4 Ways “Single EHR” Strategies Couldn’t Stand Up to COVID-19  

Last time, we looked at how an enterprise master patient index (EMPI) can overcome the limits of an enterprise EHRThese limitations have become even more apparent during the COVID-19 pandemic.  

COVID hit fast and hard in spring of 2020, and continues to create new challenges. But as the situation unfolded, we saw how EMPIs helped our clients quickly add sources and sites. Some used EMPI data to spin up contact tracing programs, while others quickly rolled out programs to monitor employee health. EMPIs help healthcare organizations:  

  • Maintain current data quality by preventing overlay of current data with out-of-date information 
  • Quickly and efficiently match data as it arrives 
  • Review and manage matching expectations before EHR load with an easy-to-use portal instead of spreadsheets 
  • Fine-tune matching accuracy as incoming data quality was better understood 
  • Prevent creating duplicates for records with limited demographic data 

 However, as COVID demanded more of healthcare, organizations stuck in a single EHR strategy often couldn’t meet four key challenges: 

1. New sources of data 

COVID-19 quickly changed where data comes from. Rather than centralizing patients within an organization’s campus, many health systems told non-COVID patients to stay away.  

Meanwhile, new testing sites popped up overnight in parking lots and stadiums and other untraditional locations. Add in immunization registries, mobile care delivery sites, and ambulatory locations, and suddenly data came from many new places — some of which already had their own existing systems that were not part of the organization’s EHR.  

Each set of new data needed to be integrated with the existing patient EHR record so that providers could see a patient’s entire history — essential for knowing whether someone testing positive had a preexisting condition that might affect their care. An EMPI makes this possible while ensuring the most current data is available.  

2. Telehealth, ASAP 

As healthcare facilities closed to non-emergent, non-COVID care, they needed to replace the lost revenue — and keep patients healthy. In a matter of days, many organizations expanded their nascent telehealth programs or struggled to launch one from scratch. By April, 43.5% of Medicare primary care visits were provided via telehealth, compared to just 0.1% in February. UCHealth had spent 2019 building its telehealth program and instantly reaped the rewards: virtual visits grew from 2,700 in all of 2019 to 3,000+ per day in late March 

But many organizations were caught unprepared, trying to find a telehealth system that protected patient privacy, was simple for everyone to use, and integrated with existing systems to update the patient’s existing longitudinal record. In many cases, this simply couldn’t happen fast enough, and health systems found themselves working manual processes to integrate the data and apply all the necessary quality standards.  

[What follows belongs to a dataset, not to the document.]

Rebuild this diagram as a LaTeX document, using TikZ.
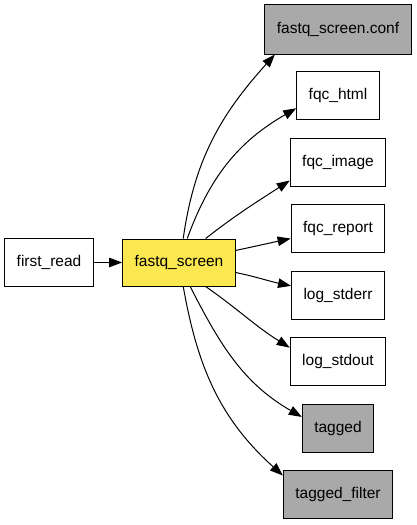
\documentclass[tikz,border=0pt]{standalone}
\usepackage{fontspec}
\setmainfont{Liberation Sans}
\usetikzlibrary{arrows.meta}
\definecolor{fileyellow}{HTML}{FBE74F}
\definecolor{filegrey}{HTML}{A9A9A9}
\tikzstyle{file} = [rectangle, minimum height=48pt, inner xsep=12pt, inner ysep=0pt,
text centered, draw=black, line width=1pt, fill=white, font=\fontsize{15.5}{18}\selectfont]
\tikzstyle{task} = [file, fill=fileyellow]
\tikzstyle{output} = [file, fill=filegrey]
\tikzstyle{arrow} = [line width=1pt, -{Triangle[length=13pt,width=9.5pt]}]
\begin{document}
\begin{tikzpicture}[x=1pt, y=1pt, node distance = 66.5pt]
\useasboundingbox (0,0) rectangle (417,-525);

% ------------------------- nodes -------------------------
% ----- producer
\node(screen)[task, minimum height=47pt] at (179,-262.5) {fastq\_screen};
\node(read)[file, left of=screen, xshift=-63.5pt] {first\_read};
% ----- outputs
\node(conf)[output, minimum height=50pt] at (338,-29) {fastq\_screen.conf};
\node(html)[file, below of=conf] {fqc\_html};
\node(image)[file, below of=html] {fqc\_image};
\node(report)[file, below of=image] {fqc\_report};
\node(stderr)[file, below of=report] {log\_stderr};
\node(stdout)[file, below of=stderr] {log\_stdout};
\node(tagged)[output, below of=stdout] {tagged};
\node(filter)[output, below of=tagged] {tagged\_filter};

% ------------------------- connections -------------------------
\draw[arrow](read)--(screen);
\draw[arrow](screen.80) to[out=82, in=228] (conf.202);
\draw[arrow](screen.71) to[out=70, in=210] (html.197);
\draw[arrow](screen.42) to[out=38, in=213] (image.201);
\draw[arrow](screen.12) to[out=12, in=192] (report.192);
\draw[arrow](screen.-10) to[out=-12, in=168] (stderr.169);
\draw[arrow](screen.-42) to[out=-35, in=148] (stdout.164);
\draw[arrow](screen.-65) to[out=-63, in=150] (tagged.163);
\draw[arrow](screen.-80) to[out=-80, in=138] (filter.161);
\end{tikzpicture}
\end{document}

An EMPI can streamline these integration processes while ensuring better data quality by instantly matching new and updated records from telehealth system with those in the EHR — without requiring an “exact match” across 5-6 demographic elements as most EHRs require.  

3. True patient engagement and risk assessment 

Patients expect to be “known” by their healthcare providers, whether they interact in person at their primary care physician’s office, via a video visit, or in a parking lot COVID test site. A good patient engagement program goes beyond that acknowledgment and uses EMPI data to improve outcomes. In March and April, as patients scrambled for information, patient engagement programs helped health systems send targeted communications to those with the highest risk to ensure those patients continued ongoing care.  

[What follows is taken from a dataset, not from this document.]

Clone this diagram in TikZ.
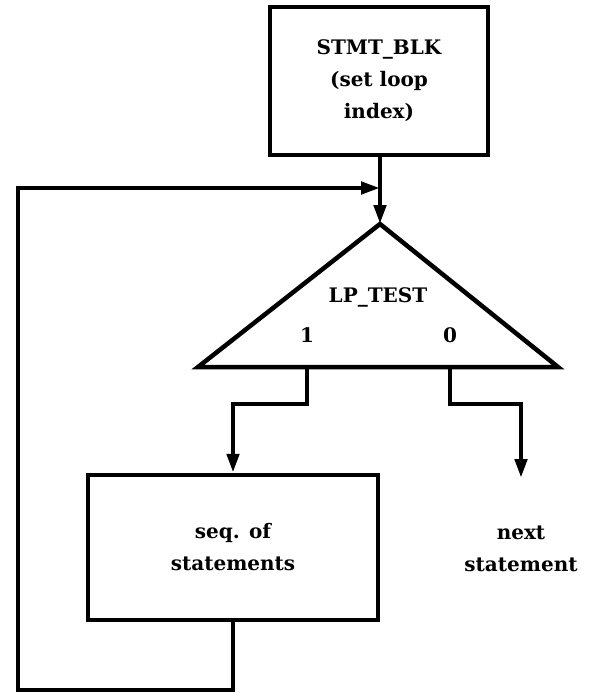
\documentclass[tikz,border=0pt]{standalone}
\usepackage{fontspec}
\setmainfont{DejaVu Serif}
\usetikzlibrary{arrows.meta}
\begin{document}
\begin{tikzpicture}[x=1pt,y=-1pt,
  line width=4.5pt, line join=miter,
  flow/.style={-{Triangle[length=19pt,width=12pt]}},
  box/.style={draw, rectangle, align=center, inner sep=0pt},
  lbl/.style={align=center, inner sep=0pt, font=\fontsize{20}{32}\selectfont\bfseries}]
  \useasboundingbox (0,0) rectangle (591,695);

  % blocks
  \node[box, lbl, minimum width=218pt, minimum height=148pt] (blk) at (379,81)
    {STMT\_BLK\\(set loop\\index)};
  \node[box, lbl, minimum width=290pt, minimum height=145pt] (seq) at (233,547.5)
    {seq. of\\statements};
  \node[lbl] (next) at (521,549) {next\\statement};

  % decision triangle
  \coordinate (apex) at (380,224);
  \coordinate (bl) at (198,367);
  \coordinate (br) at (558,367);
  \draw (apex) -- (br) -- (bl) -- cycle;
  \node[lbl] (test) at (378,297) {LP\_TEST};
  \node[lbl] (one) at (307,335) {1};
  \node[lbl] (zero) at (450,335) {0};

  % branch points on the base
  \coordinate (outT) at (307,367);
  \coordinate (outF) at (450,367);
  \coordinate (nextTop) at (521,478);
  \coordinate (join) at (380,188);

  % connectors
  \draw[flow] (blk.south -| apex) -- (apex);
  \draw[flow] (outT) -- (307,404) -| (seq.north);
  \draw[flow] (outF) -- (450,404) -| (nextTop);
  \draw[flow] (seq.south) -- (233,690) -| (18,188) -- (join);
\end{tikzpicture}
\end{document}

Patient engagement programs can also improve medication compliance. One consumer engagement platform, IQVIA, cites a 36% improvement in prescription refill rate and a 45% decrease in overall medical costs for patients enrolled in its platform. Such engagement can help keep patients healthy even when they can’t be seen during COVID-related restrictions.  

4. Real-time reporting for population health  

The pandemic proves population health is more important than ever — even as state and local public health agencies aggregate data coming in via fax machines.  

Making population health decisions about where to allocate testing resources, adjust quarantine orders, or (eventually) prioritize vaccine distribution takes knowing what all the data is and where it comes from. And the data must be trusted. COVID reporting requirements have been complex and dynamic at both the state and federal level – and producing accurate case counts and timelines cannot be done without ensuring each patient is counted only once. 

An EMPI can help make that possible, mapping data from disparate systems and formats into an aggregated, high-quality set that can be used to make better decisions. And in a public health emergency, that EMPI can ingest new sources as needed, connecting patients across systems and regions.  

While a single EHR strategy sounds great, COVID has proven that it lacks the agility health systems need to adjust quickly, especially in times of crisis. As we learn from this pandemic, an EMPI can help you create and maintain an integrated, holistic view that protects patients — and your organization’s future.